Del paisanaje no dice mucho más, aunque su retrato resulta algo chocante porque se ajusta más al tópico del español haragán que al del vasco laborioso, ambas imágenes muy populares entre los viajeros europeos. Así, en la capital guipuzcoana se encuentra con «españoles con boina, mujeres con mantilla, en vez de sombrero; más variedad de colores y más gritos que allende los Pirineos». El lugar es bonito. «¡Magnífico! Y sin policías», escribe. Bueno, «en las bocacalles» se ven «guardias municipales», pero «no tienen nada de guerreros». Hay militares, cuyos uniformes le parecen «complicados, producto, por lo que se ve, de madura reflexión; pero no dan la impresión de seriedad».

Postal de San Sebastián a principios del siglo XX. P.D.

Trotski compara la ciudad con Niza, aunque «esto es mejor». Eso sí, «la indolencia domina por doquier». En los comercios «se regatea sin fin. Los tenderos son 'tenderos con psicología'. Los Bancos están cerrados. Devoción». Describe el cuadro tremebundo que decora su habitación del hotel: «La muerte del pecador: un diablo con dos cabezas logra arrebatar la presa a un ángel entristecido, a pesar de todos los esfuerzos del bueno del clérigo». Al dormirse y al despertar, la imagen le invita a meditar sobre la salvación del alma.

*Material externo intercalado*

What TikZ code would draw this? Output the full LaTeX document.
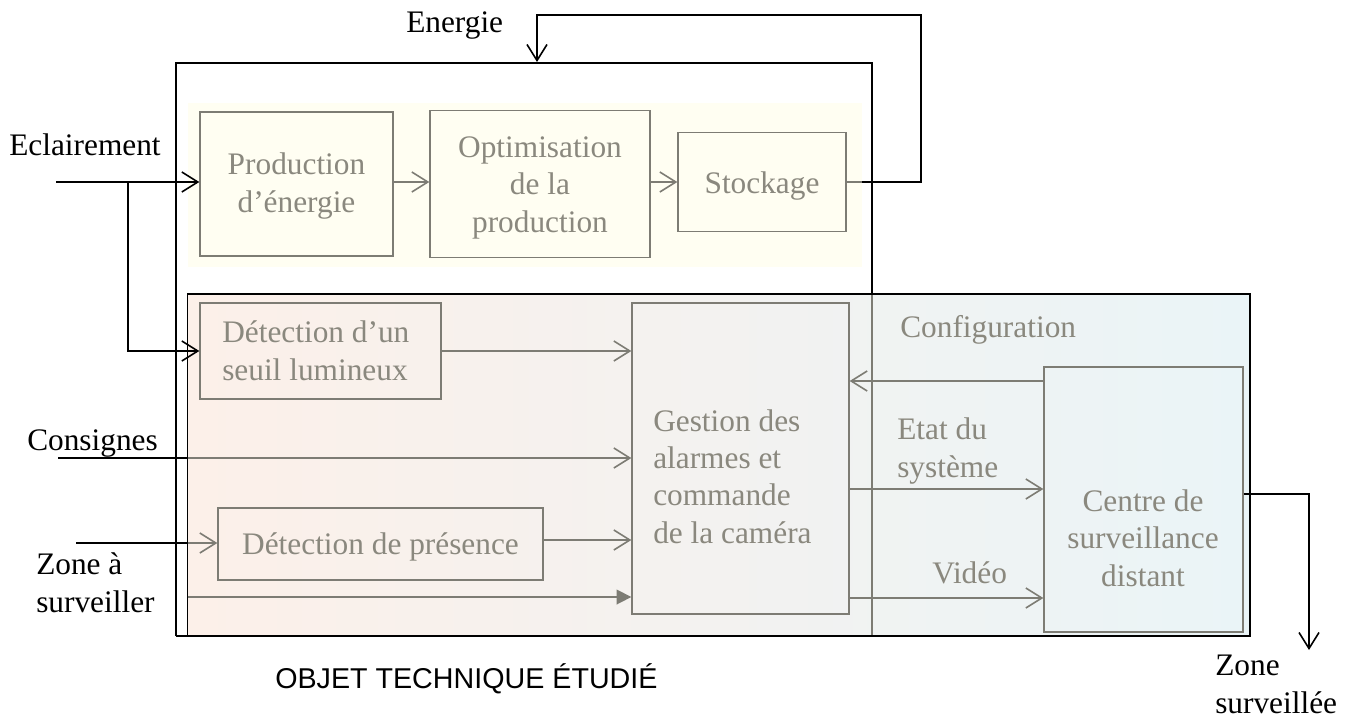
\documentclass[tikz,border=0pt]{standalone}
\usepackage{fontspec}
\setmainfont{Liberation Serif}
\newfontfamily\arialf{Liberation Sans}
\usetikzlibrary{arrows.meta}
\definecolor{boxgray}{RGB}{125,124,116}
\definecolor{txtgray}{RGB}{138,136,126}
\definecolor{ylw}{RGB}{255,254,242}
\definecolor{pinkc}{RGB}{252,240,233}
\definecolor{bluec}{RGB}{234,244,247}
\tikzset{
  blk/.style={line width=1.2pt, draw=black},
  gry/.style={line width=1.2pt, draw=boxgray},
  openarr/.style={-{Straight Barb[length=12pt,width=15pt,line width=1.2pt]}},
  fillarr/.style={-{Triangle[length=11pt,width=11pt]}},
  fbox/.style={draw=boxgray, line width=1pt, inner sep=0pt},
  glabel/.style={text=txtgray, align=left, inner sep=0pt, font=\fontsize{23.5}{28}\selectfont},
  gclabel/.style={glabel, align=center, anchor=base},
  blabel/.style={text=black, align=left, inner sep=0pt, font=\fontsize{23.5}{28}\selectfont},
}
\begin{document}
\begin{tikzpicture}[x=0.75pt,y=-0.75pt]
\useasboundingbox (0,0) rectangle (1349,722);
% backgrounds
\fill[white] (0,0) rectangle (1349,722);
\fill[ylw] (187.5,103) rectangle (862,267);
\draw[blk] (176,636) -- (176,63) -- (872,63) -- (872,294);
\shade[left color=pinkc, right color=bluec] (187.5,294) rectangle (1250,636);
\draw[boxgray, line width=1.2pt] (872,294) -- (872,636);
\draw[blk] (187.5,294) rectangle (1250,636);
\draw[blk] (176,636) -- (187.5,636);

% boxes
\node[fbox, fill=ylw, minimum width=144.75pt, minimum height=108pt] (prod) at (296.5,184) {};
\node[gclabel] (prodtxt) at (296.5,212) {Production\\d’énergie};
\node[fbox, fill=ylw, minimum width=165pt, minimum height=110.25pt] (optim) at (540,184) {};
\node[gclabel] (optimtxt) at (540,232) {Optimisation\\de la\\production};
\node[fbox, fill=ylw, minimum width=126pt, minimum height=74.25pt] (stock) at (762,182) {};
\node[gclabel] (stocktxt) at (762,193) {Stockage};
\node[fbox, minimum width=180.75pt, minimum height=72pt] (seuil) at (320.5,351) {};
\node[glabel, anchor=base west] (seuiltxt) at (222,380) {Détection d’un\\seuil lumineux};
\node[fbox, minimum width=162.75pt, minimum height=233.25pt] (gest) at (740.5,458.5) {};
\node[glabel, anchor=base west] (gtxt) at (653,543) {Gestion des\\alarmes et\\commande\\de la caméra};
\node[fbox, minimum width=149.25pt, minimum height=198.75pt] (centre) at (1143.5,499.5) {};
\node[gclabel] (ctxt) at (1143,586) {Centre de\\surveillance\\distant};
\node[fbox, minimum width=243.75pt, minimum height=54pt] (pres) at (380.5,544) {};
\node[gclabel] (prestxt) at (380.5,554) {Détection de présence};

% labels
\node[blabel, anchor=base west] (lenergie) at (406,32) {Energie};
\node[blabel, anchor=base west] (lecl) at (9,155) {Eclairement};
\node[blabel, anchor=base west] (lcons) at (27,450) {Consignes};
\node[blabel, anchor=base west] (lzone) at (36,612) {Zone à\\surveiller};
\node[glabel, anchor=base west] (lconf) at (900,337) {Configuration};
\node[glabel, anchor=base west] (letat) at (897,477) {Etat du\\système};
\node[glabel, anchor=base west] (lvideo) at (932,583) {Vidéo};
\node[blabel, anchor=base west] (lzs) at (1215,713) {Zone\\surveillée};
\node[anchor=base west, inner sep=0pt, font=\arialf\fontsize{21.5}{26}\selectfont] (lobj) at (275,688) {OBJET TECHNIQUE ÉTUDIÉ};

% coordinates
\coordinate (eclS) at (56,182);
\coordinate (eclB) at (128,182);
\coordinate (consS) at (58,458);
\coordinate (zoneS) at (76,543);
\coordinate (vidS) at (187.5,597);
\coordinate (entE) at (537,62);
\coordinate (zsE) at (1309,650);

% energy chain
\draw[gry, openarr] (prod.east |- 0,182) -- (optim.west |- 0,182);
\draw[gry, openarr] (optim.east |- stock.west) -- (stock.west);
\draw[blk, openarr] (862,182) -- (921,182) -- (921,15) -- (537,15) -- (entE);
\draw[gry] (stock.east) -- (862,182);

% eclairement
\draw[blk, openarr] (eclS) -- (prod.west |- eclS);
\draw[blk, openarr] (eclB) |- (seuil.west);

% into gestion
\draw[gry, openarr] (seuil.east) -- (gest.west |- seuil.east);
\draw[gry, openarr] (consS) -- (gest.west |- consS);
\draw[blk] (consS) -- (187.5,458);
\draw[gry, openarr] (zoneS) -- (pres.west |- zoneS);
\draw[blk] (zoneS) -- (187.5,543);
\draw[gry, openarr] (pres.east |- 0,540) -- (gest.west |- 0,540);
\draw[gry, fillarr] (vidS) -- (gest.west |- vidS);

% gestion <-> centre
\draw[gry, openarr] (centre.west |- 0,381) -- (gest.east |- 0,381);
\draw[gry, openarr] (gest.east |- 0,489) -- (centre.west |- 0,489);
\draw[gry, openarr] (gest.east |- 0,598) -- (centre.west |- 0,598);
\draw[blk, openarr] (centre.east |- 0,494) -| (zsE);
\end{tikzpicture}
\end{document}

Llega la hora de pagar la cuenta del hotel, que le da más miedo que el cuadro. La factura «estaba escrita en un idioma fantástico, que pretendía ser francés: 'Par habitation, pour dormir deux jours et par un bain', lo que significa, poco más o menos: 'A través de la habitación, con el fin de dormir dos días, y a través de un baño'». No detalla la cantidad, aunque señala que, a diferencia del concepto, era fácil de entender: «El total estaba escrito en cifras árabes y, por desgracia, no daban lugar a ningún género de duda». La conclusión: «San Sebastián es una playa de moda, y los precios, dignos de la misma. Hay que ponerse a salvo».

De Madrid a Cádiz

Trotski lo intentó trasladándose a Madrid. Allí, lo que quiso ganar en ahorro, que no fue mucho porque los precios también eran altos, lo perdió en tranquilidad. El Gobierno ya estaba al tanto de su llegada y resolvió detenerlo sin mayores razones que «las ideas de usted son demasiado avanzadas para España». Una frase que el ruso escuchó varias veces de labios de diversos funcionarios y que él encajaba con una mezcla de humor y resignación.

«No sé cómo la Policía española ha podido conocer mis ideas», escribió desde la cárcel Modelo en una carta al ministro de Gobernación, Santiago Alba Bonifaz. «Las he expuesto en libros, folletos y artículos rusos, franceses y alemanes, pero nunca en español. En la Dirección General de Seguridad de Madrid he tenido la ocasión de comprobar que no se tiene la menor idea de mis ideas». Y añade más adelante: «Hace diez días que he llegado a este país. No conozco a nadie en España. Convenga usted conmigo en que estas son unas condiciones ideales para excluir cualquier posibilidad de poner en peligro la seguridad del país. ¿Por qué se me ha detenido? He aquí la pregunta que me tomo el atrevimiento de hacerle, señor ministro».

No recibió respuesta, seguramente porque tampoco la había. No existían razones objetivas para encarcelar a Trotski, que solo contaba con el modesto apoyo del PSOE. Simplemente el Gobierno quería deshacerse de él y no sabía cómo. Se decidió enviarlo a Cádiz, luego ya se vería. Eso sí, sus escoltas y vigilantes recibieron órdenes de tratar como «a un amigo» o «como un caballero» a este «pacifista ruso» –sus policías 'de compañía' le definían así cuando los curiosos les preguntaban por el detenido–, lo que dio lugar a escenas que parecen un cruce de Kafka y Monty Python. Como cuando al bajar del tren en la ciudad andaluza se encuentran socialistas y policías. «Todo el mundo habla exclusivamente español, todos están juntos, se saludan y yo, en esta confusión, no sé distinguir a unos de otros». Al final se van a cenar Trotski, dos socialistas y un policía «que me aconsejó tenazmente el pescado que había de comer».

El Gobierno decidió que cuanto más lejos mejor. Así que con ayuda del marqués de Comillas, que pagó todos los gastos y aportó algo de dinero más para engordar un poco el famélico bolsillo del ruso, Trotski fue amablemente 'invitado' a embarcar en el transatlántico 'Monserrat', con destino a Nueva York. El barco zarpó el 25 de diciembre desde Barcelona, donde el revolucionario se había reunido con su mujer y sus dos hijos.